Monument in Szczecin, Poland

The statue of Adam Mickiewicz (/pl/; Polish: Pomnik Adama Mickiewicza) is a monument in Szczecin, Poland, located at the Mickiewicz Square near the Stefan Żeromski Park. It consists of a concrete statue of Adam Mickiewicz, a 19th-century poet, writer, and political activist. It was designed by Sławomir Lewiński and unveiled on 3 May 1960.

== History ==
In 1913, a bronze equestrian statue depicting Frederick III, the Emperor of Germany in 1888, was unveiled in the location of the current monument. It was made by Ludwig Manzel and stood there until 1942, when it was taken down and melted for materials used by the military.

On 3 May 1960, in its place was unveiled the monument by Sławomir Lewiński, dedicated to Adam Mickiewicz. It was made as part of the celebrations of the Millennium of the Polish State.

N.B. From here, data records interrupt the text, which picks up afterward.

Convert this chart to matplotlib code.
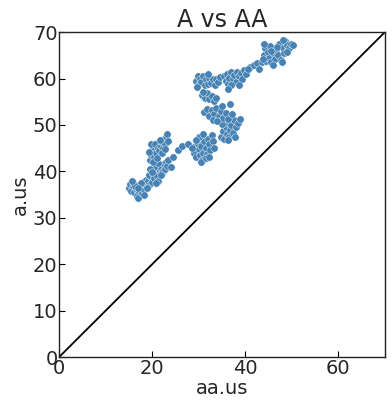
import matplotlib
matplotlib.use("Agg")
import matplotlib.pyplot as plt

aa_us = [
    # lower-left band
    15.0, 15.3, 15.5, 15.8, 16.0, 16.2, 16.5, 16.7, 17.0, 17.2, 17.0, 17.5, 17.8, 18.0,
    18.2, 18.5, 18.7, 18.3, 19.0, 19.2, 19.5, 19.8, 17.6, 16.4, 18.8, 19.3, 15.6, 16.9,
    20.0, 20.2, 20.5, 20.8, 21.0, 21.2, 21.5, 21.8, 22.0, 22.3, 22.5, 22.8, 23.0, 23.3,
    20.4, 19.6, 21.3, 22.0, 23.5, 24.0, 20.9, 19.9,
    19.5, 19.8, 20.0, 20.3, 19.7, 20.5, 20.8, 20.2, 19.4, 20.6, 21.0, 21.2,
    21.5, 21.8, 22.0, 22.3, 22.5, 22.8, 23.0, 23.2, 22.1, 21.6, 23.4, 22.7,
    24.5, 25.5, 26.5, 27.8,
    # 29-33
    29.0, 29.3, 29.5, 29.8, 30.0, 30.2, 30.5, 30.8, 31.0, 31.2, 31.5, 31.8, 32.0, 32.2,
    32.5, 32.8, 33.0, 30.0, 31.0, 29.5, 30.4, 31.6, 32.3, 33.3, 28.5,
    # 35-39, 47-51
    34.8, 35.2, 35.5, 35.8, 36.0, 36.3, 36.5, 36.8, 37.0, 37.3, 37.6, 38.0, 38.5, 37.8,
    36.2, 35.0, 38.8,
    # 31-37, 51-54
    31.2, 31.8, 32.3, 32.8, 33.3, 33.8, 34.3, 34.8, 35.3, 35.8, 36.3, 36.8, 33.0, 34.0,
    37.2, 35.0,
    # 30-34, 55-57
    30.8, 31.3, 31.8, 32.3, 32.8, 33.3, 33.8, 31.0,
    # 29-35, 58-61
    29.5, 29.8, 30.0, 30.3, 30.6, 31.0, 31.3, 31.6, 32.0, 32.3, 32.6, 33.0, 33.4, 33.8,
    34.2, 34.6, 29.7, 31.9,
    # 35-40, 58-62
    35.5, 35.8, 36.0, 36.3, 36.6, 37.0, 37.3, 37.6, 38.0, 38.3, 38.6, 39.0, 39.4, 39.8,
    40.2, 37.0, 38.6, 36.2,
    41.0, 41.8, 42.6, 43.0, 40.5,
    # top-right
    43.5, 44.0, 44.3, 44.5, 44.8, 45.0, 45.3, 45.6, 46.0, 46.3, 46.6, 47.0, 47.3, 47.6,
    48.0, 48.3, 48.6, 49.0, 49.3, 49.8, 50.3, 46.0, 47.8, 44.0, 48.0, 45.5, 43.8, 46.8,
    49.0,
]
a_us = [
    36.5, 37.2, 35.8, 36.8, 37.5, 35.5, 36.2, 34.8, 35.9, 37.0, 34.2, 36.5, 35.3, 37.8,
    36.0, 37.2, 38.2, 35.0, 36.8, 38.0, 37.3, 38.8, 37.6, 36.9, 36.5, 39.2, 37.9, 36.4,
    37.8, 39.5, 38.5, 40.2, 39.0, 38.0, 40.5, 39.6, 41.0, 40.0, 41.5, 40.6, 42.0, 41.2,
    41.0, 40.5, 41.8, 39.2, 42.5, 41.0, 37.5, 39.9,
    42.5, 43.5, 44.5, 45.3, 45.8, 43.0, 44.0, 42.0, 44.2, 45.8, 42.8, 45.0,
    44.5, 45.5, 46.5, 45.0, 47.0, 46.0, 47.5, 48.0, 44.0, 46.8, 46.5, 44.8,
    43.0, 44.5, 45.5, 46.0,
    44.0, 45.5, 43.0, 46.0, 44.8, 43.5, 45.5, 42.5, 44.0, 46.5, 45.0, 43.8, 47.0, 45.8,
    44.5, 47.8, 46.5, 47.5, 48.0, 46.8, 42.0, 42.8, 43.2, 45.0, 45.0,
    47.5, 48.8, 47.0, 49.5, 48.0, 50.5, 47.3, 49.0, 50.0, 48.2, 51.0, 49.5, 50.5, 47.5,
    46.8, 50.2, 51.2,
    52.8, 53.5, 52.0, 53.2, 52.3, 53.7, 52.0, 53.0, 51.5, 52.5, 51.2, 54.5, 51.0, 50.8,
    52.3, 54.0,
    56.5, 55.8, 56.8, 55.5, 56.2, 55.2, 55.8, 57.2,
    59.5, 60.5, 58.8, 60.0, 59.2, 60.5, 58.5, 59.8, 58.9, 60.2, 59.0, 59.8, 58.6, 60.0,
    59.2, 60.3, 58.2, 61.0,
    60.5, 59.5, 61.0, 58.8, 60.2, 61.3, 59.8, 60.8, 59.3, 61.5, 60.5, 61.2, 60.0, 61.8,
    61.0, 58.5, 58.6, 57.8,
    62.5, 62.8, 63.4, 62.0, 62.0,
    63.5, 65.0, 66.5, 63.8, 65.8, 64.5, 67.0, 63.5, 65.5, 64.2, 66.2, 65.0, 67.5, 64.0,
    66.5, 65.5, 68.0, 67.2, 66.5, 67.5, 67.2, 63.0, 63.5, 67.5, 68.3, 66.0, 64.3, 66.8,
    65.8,
]
lims = [0, 70]
xticks = [0, 20, 40, 60]
yticks = [0, 10, 20, 30, 40, 50, 60, 70]

txt = "#262626"
plt.rcParams["font.family"] = "DejaVu Sans"

fig = plt.figure(figsize=(3.92, 4.11), dpi=100)
ax = fig.add_axes([0.1505, 0.131, 0.8315, 0.791])

ax.plot(lims, lims, color="black", lw=1.3, zorder=1)
ax.scatter(aa_us, a_us, s=28, color="#4682b4", edgecolor="white", linewidth=0.3, zorder=2)

ax.set_xlim(lims)
ax.set_ylim(lims)
ax.set_xticks(xticks)
ax.set_yticks(yticks)
ax.tick_params(direction="in", length=4, width=0.8, pad=1, labelsize=14, colors="black",
               labelcolor=txt)
for sp in ax.spines.values():
    sp.set_color("#222222")
    sp.set_linewidth(1.0)

ax.set_title("A vs AA", fontsize=17, color=txt, pad=3)
ax.set_xlabel("aa.us", fontsize=14, color=txt, labelpad=1)
ax.set_ylabel("a.us", fontsize=14, color=txt, labelpad=2)

fig.savefig("out.png", dpi=100, facecolor="white")
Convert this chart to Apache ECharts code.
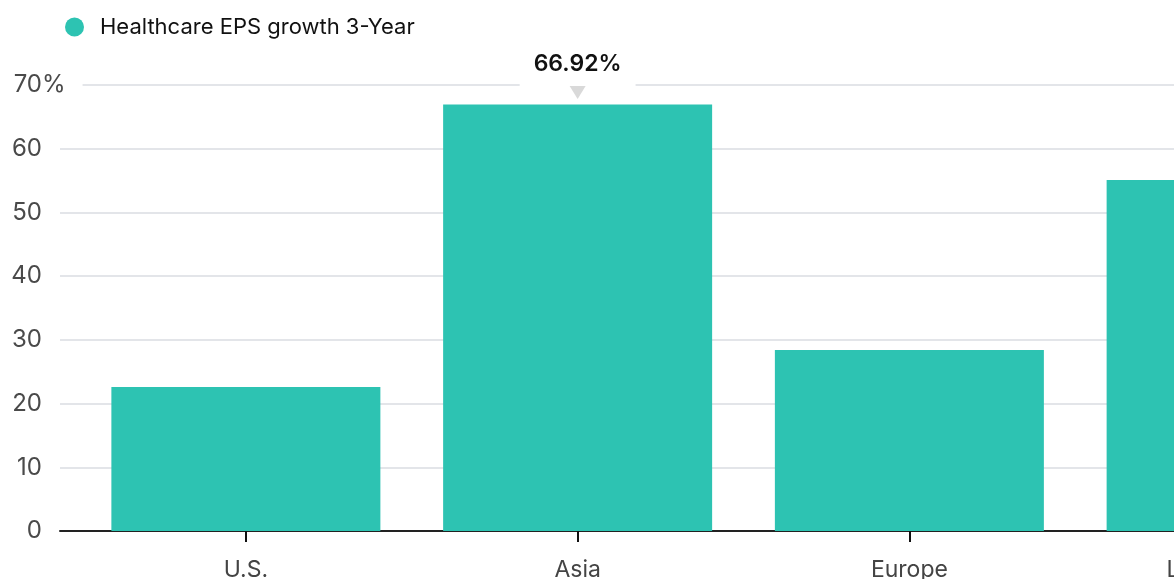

The monument was renovated in 1993, by its creator's son, Jakub Lewiński.

== Characteristics ==
The monument was placed in the centre of the Adam Mickiewicz Square, near the Stefan Żeromski Park. It consists of a concrete statue depicting Adam Mickiewicz, a 19th-century poet, writer, and political activist. It has a height of around 410 cm and is placed on a pedestal with a height of around 165 cm.